PROBLEM TO WORK ON: The required output is the block of lines from the line with "Reproduce this diagram with TikZ." to the line with "(388,35) node (title)", endpoints included and pictures omitted.

===== DATASET RECORDS =====

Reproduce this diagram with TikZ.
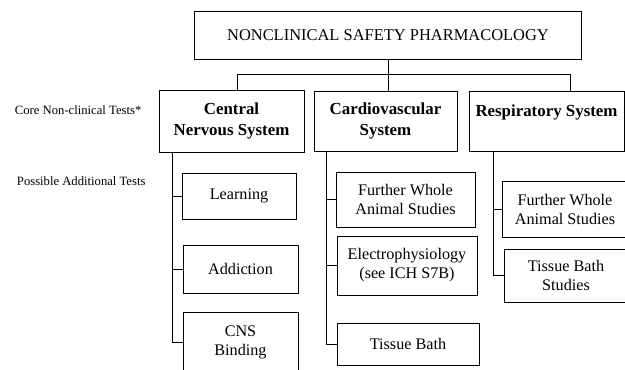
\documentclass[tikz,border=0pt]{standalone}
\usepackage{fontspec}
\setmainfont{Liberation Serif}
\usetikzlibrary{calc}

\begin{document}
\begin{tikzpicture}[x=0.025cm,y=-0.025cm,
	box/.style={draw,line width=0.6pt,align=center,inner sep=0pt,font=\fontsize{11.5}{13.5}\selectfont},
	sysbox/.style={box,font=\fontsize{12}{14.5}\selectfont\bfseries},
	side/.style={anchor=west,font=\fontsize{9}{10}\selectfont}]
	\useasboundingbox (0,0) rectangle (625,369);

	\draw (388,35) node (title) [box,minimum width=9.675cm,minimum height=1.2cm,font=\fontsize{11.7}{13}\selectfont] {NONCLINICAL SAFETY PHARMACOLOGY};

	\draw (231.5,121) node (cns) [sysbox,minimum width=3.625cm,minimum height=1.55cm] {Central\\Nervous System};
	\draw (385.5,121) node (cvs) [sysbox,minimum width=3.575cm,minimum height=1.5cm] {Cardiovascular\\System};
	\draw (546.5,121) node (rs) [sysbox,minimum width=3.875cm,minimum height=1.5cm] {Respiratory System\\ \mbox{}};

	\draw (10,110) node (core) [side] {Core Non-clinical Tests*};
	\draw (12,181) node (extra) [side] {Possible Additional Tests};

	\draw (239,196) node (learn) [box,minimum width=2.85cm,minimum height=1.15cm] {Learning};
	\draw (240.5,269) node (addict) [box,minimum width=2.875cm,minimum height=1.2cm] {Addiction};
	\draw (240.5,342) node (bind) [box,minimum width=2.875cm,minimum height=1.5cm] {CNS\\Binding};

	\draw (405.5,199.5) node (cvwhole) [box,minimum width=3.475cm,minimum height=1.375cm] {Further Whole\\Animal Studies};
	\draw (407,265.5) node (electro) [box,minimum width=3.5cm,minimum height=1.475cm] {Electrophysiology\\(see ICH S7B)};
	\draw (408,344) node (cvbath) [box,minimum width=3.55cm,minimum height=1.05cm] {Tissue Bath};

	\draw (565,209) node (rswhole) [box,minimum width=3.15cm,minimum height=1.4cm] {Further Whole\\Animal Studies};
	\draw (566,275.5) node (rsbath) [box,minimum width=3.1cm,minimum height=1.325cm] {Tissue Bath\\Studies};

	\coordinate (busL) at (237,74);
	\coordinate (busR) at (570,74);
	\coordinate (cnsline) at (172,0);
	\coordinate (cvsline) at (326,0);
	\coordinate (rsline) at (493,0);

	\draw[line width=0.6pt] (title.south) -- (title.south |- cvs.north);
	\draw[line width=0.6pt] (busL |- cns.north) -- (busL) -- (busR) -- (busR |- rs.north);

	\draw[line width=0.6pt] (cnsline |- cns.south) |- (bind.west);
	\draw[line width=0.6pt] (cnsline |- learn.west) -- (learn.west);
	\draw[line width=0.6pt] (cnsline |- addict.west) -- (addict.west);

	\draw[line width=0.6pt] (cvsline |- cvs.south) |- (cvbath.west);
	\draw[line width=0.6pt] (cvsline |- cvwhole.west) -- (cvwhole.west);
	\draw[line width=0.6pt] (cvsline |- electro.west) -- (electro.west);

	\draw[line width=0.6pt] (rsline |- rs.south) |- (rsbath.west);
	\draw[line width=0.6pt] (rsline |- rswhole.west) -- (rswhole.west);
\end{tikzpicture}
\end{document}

=====
===== DATASET RECORDS =====

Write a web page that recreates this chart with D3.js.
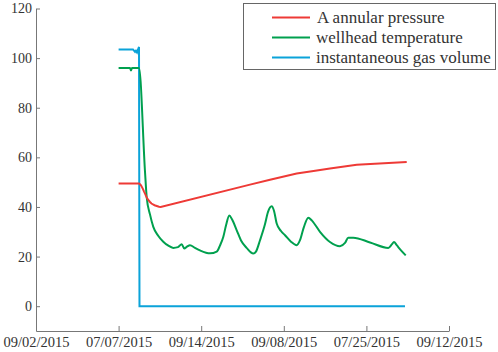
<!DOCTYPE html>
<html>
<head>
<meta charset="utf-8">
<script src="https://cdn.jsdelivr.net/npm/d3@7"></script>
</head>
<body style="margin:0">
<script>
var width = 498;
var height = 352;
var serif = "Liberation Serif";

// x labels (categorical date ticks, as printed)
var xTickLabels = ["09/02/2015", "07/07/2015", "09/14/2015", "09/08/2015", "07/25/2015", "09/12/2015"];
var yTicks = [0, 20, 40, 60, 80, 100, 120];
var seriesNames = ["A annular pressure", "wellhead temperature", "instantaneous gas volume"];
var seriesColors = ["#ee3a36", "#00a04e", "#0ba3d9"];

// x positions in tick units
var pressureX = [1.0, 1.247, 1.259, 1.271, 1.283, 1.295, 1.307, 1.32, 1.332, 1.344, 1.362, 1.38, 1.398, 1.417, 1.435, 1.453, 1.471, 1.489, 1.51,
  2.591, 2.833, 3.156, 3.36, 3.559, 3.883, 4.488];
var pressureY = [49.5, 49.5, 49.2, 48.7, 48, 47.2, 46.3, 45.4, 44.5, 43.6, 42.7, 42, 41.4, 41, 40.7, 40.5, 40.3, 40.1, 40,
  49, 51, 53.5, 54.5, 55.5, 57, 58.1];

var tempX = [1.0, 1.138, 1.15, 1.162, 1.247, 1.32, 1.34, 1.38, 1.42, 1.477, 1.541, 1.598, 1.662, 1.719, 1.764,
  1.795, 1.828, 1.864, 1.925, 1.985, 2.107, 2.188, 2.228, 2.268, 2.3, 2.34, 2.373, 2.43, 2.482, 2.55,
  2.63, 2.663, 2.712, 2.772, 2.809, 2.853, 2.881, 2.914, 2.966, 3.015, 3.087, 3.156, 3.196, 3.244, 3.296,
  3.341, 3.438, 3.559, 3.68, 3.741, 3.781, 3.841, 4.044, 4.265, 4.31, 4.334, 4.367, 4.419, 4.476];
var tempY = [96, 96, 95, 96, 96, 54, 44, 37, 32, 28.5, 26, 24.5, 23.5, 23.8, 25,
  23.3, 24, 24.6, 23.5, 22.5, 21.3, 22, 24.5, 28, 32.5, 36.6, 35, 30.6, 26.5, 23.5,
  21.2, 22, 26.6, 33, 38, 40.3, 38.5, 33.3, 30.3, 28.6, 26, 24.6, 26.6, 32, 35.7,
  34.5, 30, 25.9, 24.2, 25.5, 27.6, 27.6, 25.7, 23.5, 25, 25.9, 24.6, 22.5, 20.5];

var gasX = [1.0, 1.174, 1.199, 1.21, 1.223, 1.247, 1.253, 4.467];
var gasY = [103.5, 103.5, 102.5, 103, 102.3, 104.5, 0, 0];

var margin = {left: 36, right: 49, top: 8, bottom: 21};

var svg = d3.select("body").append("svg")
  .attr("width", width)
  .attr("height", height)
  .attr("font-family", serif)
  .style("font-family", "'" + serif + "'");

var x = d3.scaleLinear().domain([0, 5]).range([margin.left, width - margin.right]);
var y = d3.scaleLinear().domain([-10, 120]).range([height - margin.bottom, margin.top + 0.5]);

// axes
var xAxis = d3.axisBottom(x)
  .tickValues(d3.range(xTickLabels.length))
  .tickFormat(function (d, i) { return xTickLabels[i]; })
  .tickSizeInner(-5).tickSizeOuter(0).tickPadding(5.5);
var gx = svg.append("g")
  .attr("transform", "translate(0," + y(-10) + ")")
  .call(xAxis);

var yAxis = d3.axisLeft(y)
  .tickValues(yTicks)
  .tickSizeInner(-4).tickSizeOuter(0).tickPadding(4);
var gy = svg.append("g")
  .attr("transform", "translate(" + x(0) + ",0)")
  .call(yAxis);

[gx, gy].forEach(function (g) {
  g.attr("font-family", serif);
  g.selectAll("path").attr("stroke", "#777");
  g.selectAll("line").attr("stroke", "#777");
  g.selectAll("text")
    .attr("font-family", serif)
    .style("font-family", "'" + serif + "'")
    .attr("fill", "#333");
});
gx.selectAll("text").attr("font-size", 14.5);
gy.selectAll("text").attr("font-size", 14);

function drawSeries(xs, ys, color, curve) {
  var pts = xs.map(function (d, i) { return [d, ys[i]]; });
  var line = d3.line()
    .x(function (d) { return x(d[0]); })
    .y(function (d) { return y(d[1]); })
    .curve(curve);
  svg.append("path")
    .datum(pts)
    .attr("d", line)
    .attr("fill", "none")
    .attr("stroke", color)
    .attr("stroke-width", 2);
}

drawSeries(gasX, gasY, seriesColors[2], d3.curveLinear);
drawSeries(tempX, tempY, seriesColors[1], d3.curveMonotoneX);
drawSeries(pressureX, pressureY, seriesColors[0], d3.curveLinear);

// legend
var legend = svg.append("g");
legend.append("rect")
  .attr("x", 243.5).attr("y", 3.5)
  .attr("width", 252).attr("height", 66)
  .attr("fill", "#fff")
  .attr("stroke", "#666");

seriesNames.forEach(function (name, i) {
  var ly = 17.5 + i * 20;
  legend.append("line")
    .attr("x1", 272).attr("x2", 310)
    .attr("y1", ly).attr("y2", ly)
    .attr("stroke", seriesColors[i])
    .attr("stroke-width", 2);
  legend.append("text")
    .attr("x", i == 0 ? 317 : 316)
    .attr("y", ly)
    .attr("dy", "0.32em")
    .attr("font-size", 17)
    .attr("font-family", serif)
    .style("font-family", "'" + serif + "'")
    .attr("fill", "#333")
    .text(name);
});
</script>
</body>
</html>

=====
===== DATASET RECORDS =====

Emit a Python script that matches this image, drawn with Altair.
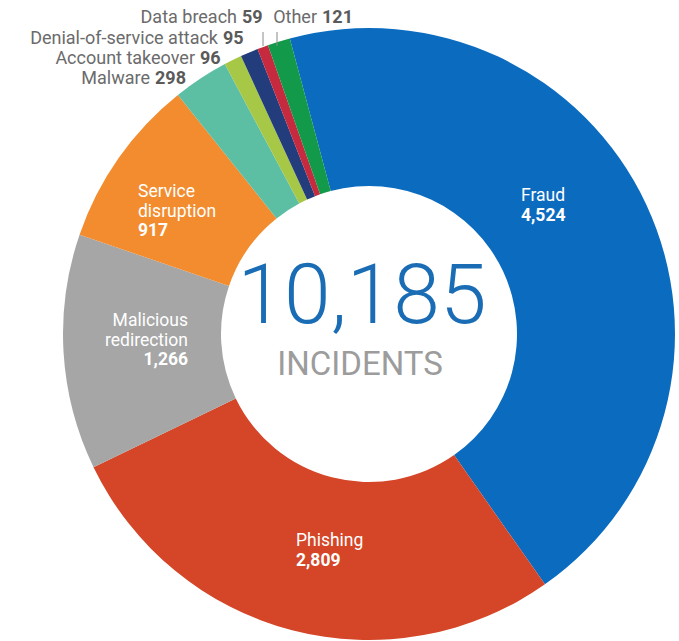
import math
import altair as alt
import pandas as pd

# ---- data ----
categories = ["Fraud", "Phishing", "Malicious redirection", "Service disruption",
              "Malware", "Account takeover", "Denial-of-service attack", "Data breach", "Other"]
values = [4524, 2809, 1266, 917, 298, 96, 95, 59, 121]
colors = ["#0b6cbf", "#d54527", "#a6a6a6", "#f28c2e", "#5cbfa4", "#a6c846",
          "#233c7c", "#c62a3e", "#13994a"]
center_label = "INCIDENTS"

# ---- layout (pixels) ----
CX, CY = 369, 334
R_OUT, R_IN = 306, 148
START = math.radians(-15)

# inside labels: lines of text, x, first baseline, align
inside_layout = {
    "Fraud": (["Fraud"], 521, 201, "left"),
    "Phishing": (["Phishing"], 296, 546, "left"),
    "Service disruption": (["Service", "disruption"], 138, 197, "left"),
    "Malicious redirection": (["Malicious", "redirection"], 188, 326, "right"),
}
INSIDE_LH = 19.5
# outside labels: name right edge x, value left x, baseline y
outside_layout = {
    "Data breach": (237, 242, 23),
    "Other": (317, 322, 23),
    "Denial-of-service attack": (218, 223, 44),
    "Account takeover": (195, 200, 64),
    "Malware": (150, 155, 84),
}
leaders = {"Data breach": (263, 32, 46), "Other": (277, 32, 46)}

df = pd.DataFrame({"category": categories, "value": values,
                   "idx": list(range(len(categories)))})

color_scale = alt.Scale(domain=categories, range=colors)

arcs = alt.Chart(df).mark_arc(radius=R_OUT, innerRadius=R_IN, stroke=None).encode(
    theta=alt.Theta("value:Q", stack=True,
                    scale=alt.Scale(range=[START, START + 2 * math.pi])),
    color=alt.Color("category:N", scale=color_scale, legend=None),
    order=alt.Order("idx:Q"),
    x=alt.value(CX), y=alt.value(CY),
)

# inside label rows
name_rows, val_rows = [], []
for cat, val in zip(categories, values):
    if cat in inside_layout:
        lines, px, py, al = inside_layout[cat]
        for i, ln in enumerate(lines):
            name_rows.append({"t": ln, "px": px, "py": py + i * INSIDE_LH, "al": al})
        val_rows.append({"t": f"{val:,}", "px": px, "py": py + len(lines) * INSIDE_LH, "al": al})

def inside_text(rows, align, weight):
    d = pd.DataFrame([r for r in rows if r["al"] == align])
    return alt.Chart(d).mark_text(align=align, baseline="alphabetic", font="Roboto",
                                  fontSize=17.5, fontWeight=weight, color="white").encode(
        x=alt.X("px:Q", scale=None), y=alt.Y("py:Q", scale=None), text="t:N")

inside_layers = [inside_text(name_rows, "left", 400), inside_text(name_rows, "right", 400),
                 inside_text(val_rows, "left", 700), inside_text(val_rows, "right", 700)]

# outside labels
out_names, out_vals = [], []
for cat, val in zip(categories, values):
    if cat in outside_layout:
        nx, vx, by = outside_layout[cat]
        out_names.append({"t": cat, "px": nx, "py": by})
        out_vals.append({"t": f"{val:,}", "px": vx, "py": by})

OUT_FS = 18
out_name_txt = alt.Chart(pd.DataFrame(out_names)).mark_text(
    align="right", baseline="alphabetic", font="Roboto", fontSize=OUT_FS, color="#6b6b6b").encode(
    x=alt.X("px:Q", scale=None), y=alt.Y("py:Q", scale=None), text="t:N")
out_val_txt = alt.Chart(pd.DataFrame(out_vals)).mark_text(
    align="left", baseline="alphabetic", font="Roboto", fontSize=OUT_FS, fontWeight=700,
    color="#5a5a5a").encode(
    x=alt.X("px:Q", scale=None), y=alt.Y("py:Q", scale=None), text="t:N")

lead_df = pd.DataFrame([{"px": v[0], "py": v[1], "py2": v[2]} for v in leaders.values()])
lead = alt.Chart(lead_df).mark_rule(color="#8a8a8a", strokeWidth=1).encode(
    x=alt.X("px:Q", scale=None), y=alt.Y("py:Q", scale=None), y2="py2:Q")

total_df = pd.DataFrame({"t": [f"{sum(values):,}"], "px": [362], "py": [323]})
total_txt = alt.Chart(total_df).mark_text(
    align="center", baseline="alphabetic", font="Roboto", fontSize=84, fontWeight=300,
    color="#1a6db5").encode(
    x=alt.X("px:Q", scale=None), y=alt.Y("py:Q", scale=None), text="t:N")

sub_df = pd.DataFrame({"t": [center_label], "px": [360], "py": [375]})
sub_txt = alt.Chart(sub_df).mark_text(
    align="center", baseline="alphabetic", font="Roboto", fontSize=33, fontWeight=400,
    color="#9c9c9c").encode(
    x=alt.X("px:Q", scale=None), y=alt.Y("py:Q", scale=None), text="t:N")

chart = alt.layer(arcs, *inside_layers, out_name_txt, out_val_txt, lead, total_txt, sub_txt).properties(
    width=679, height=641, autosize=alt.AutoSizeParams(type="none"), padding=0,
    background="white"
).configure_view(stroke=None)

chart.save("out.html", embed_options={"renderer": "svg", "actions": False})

=====

RESPONSE:
Reproduce this diagram with TikZ.
\documentclass[tikz,border=0pt]{standalone}
\usepackage{fontspec}
\setmainfont{Liberation Serif}
\usetikzlibrary{calc}

\begin{document}
\begin{tikzpicture}[x=0.025cm,y=-0.025cm,
	box/.style={draw,line width=0.6pt,align=center,inner sep=0pt,font=\fontsize{11.5}{13.5}\selectfont},
	sysbox/.style={box,font=\fontsize{12}{14.5}\selectfont\bfseries},
	side/.style={anchor=west,font=\fontsize{9}{10}\selectfont}]
	\useasboundingbox (0,0) rectangle (625,369);

	\draw (388,35) node (title) [box,minimum width=9.675cm,minimum height=1.2cm,font=\fontsize{11.7}{13}\selectfont] {NONCLINICAL SAFETY PHARMACOLOGY};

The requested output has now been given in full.